Officials said nearly 20 000 bodies had been counted, but estimated the toll could exceed 30 000.
The vast majority of the deaths from Saturday's magnitude 7.7 quake were in Pakistan.
Neighbouring India reported several hundred and offered aid to its historic rival.
More than 30 000 people, many of them pupils, were estimated to have died in the Pakistan-controlled portion of Kashmir, said the region's communications minister, Tariq Mahmmod.
The worst-hit city was Pakistani Kashmir's capital, Muzaffarabad, where 11 000 died, Pakistan's interior minister, Aftab Khan Sherpao said.
Pakistani President Pervez Musharraf appealed to the United States, Britain and other countries to send heavy-lift cargo helicopters to bring aid to remote areas.
Authorities in India reported 600 deaths and more than 900 people injured, while Afghanistan reported at least four deaths.
The quake, centred in Pakistani Kashmir, flattened dozens of villages.
Schoolchildren
It killed farmers, homemakers, soldiers and schoolchildren, and triggered landslides that blocked rescuers from many areas where bodies lay in streets and villagers said they felt forsaken.
Many survivors were left without shelter in near-freezing nighttime temperatures.
In India's portion of Kashmir, villagers burned wood from their own collapsed homes for warmth.
Mahmmod said the army was providing help to survivors only in Kashmir's major cities and towns, and "they (troops) have not started relief work in remote villages where people are still buried in the rubble, and in some areas nobody is present to organise funerals for the dead."
The quake and its aftershocks were felt from central Afghanistan to western Bangladesh.
Survivors
Buildings were wrecked in an area spanning at least 400km from Jalalabad in Afghanistan to Srinagar in northern Indian territory.
Rescuers pulled two survivors - a boy and a woman - from a collapsed block of flats in Islamabad.
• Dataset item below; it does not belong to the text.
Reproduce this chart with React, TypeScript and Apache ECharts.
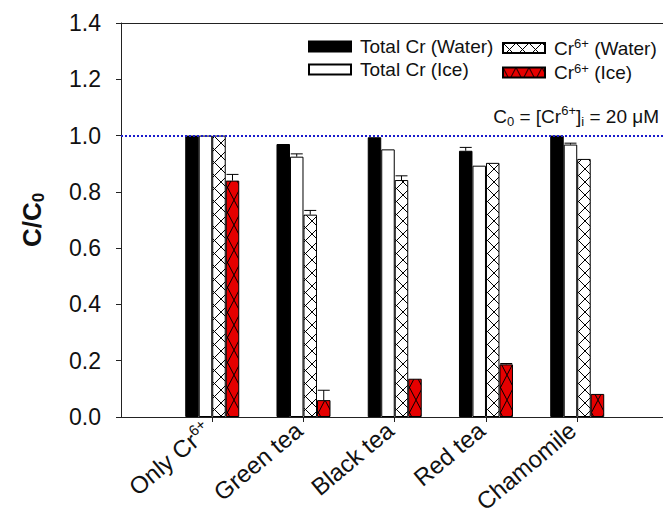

They were listed in stable condition.
Pakistani military helicopters ferried troops and supplies to some areas, but there was no sign of government help in Balakot, a northern town of 30 000 where the quake levelled the main bazaar, crushing shoppers and sending gas cylinders, bricks, tomatoes and onions spilling into the streets.
Injured people covered by shawls lay in the street, waiting for medical care.
Residents carried bodies on wooden planks.
The bodies of four children, ages 4-6, lay under a sheet of corrugated iron.
Relatives said they were trying to find sheets to wrap the bodies.
"We don't have anything to bury them with," said a cousin, Saqib Swati.
Nearby, business administration student Faizan Farooq, 19, stood outside the rubble of his four-story school, where at least 250 pupils were feared trapped.
Dozens of villagers, some with sledgehammers but many without any tools, pulled at debris and carried away bodies.
>b>Cries for help
Farooq said at first, he'd heard children crying for help under the rubble.
"Now there's no sign of life," he said. "We can't do this without the army's help. Nobody has come here to help us."
A 40-year-old man at the scene wept, saying four of his children were under the debris.
Elsewhere in Balakot, shop owner Mohammed Iqbal said two primary schools also collapsed. He estimated that more than 500 pupils were feared dead.
Several International Federation of Red Cross trucks laden with tents, food, medicine and other aid were trying to reach the hard-hit areas in Pakistan, said Layla Berlemont, a spokesperson for the group in Islamabad.
She said the agency would use aircraft if the roads were blocked.
The US geological survey (USGS) reported 22 aftershocks - one of magnitude 6.2 - in the 24 hours after the main quake, which the USGS initially reported as 7.6, but later revised to 7.7.
An eight-member UN team of top disaster co-ordination arrived in Islamabad on Sunday and quickly began setting up centres to co-ordinate international relief efforts.
"We have to be quick," said Elisabeth Byrs, a spokesperson for the group.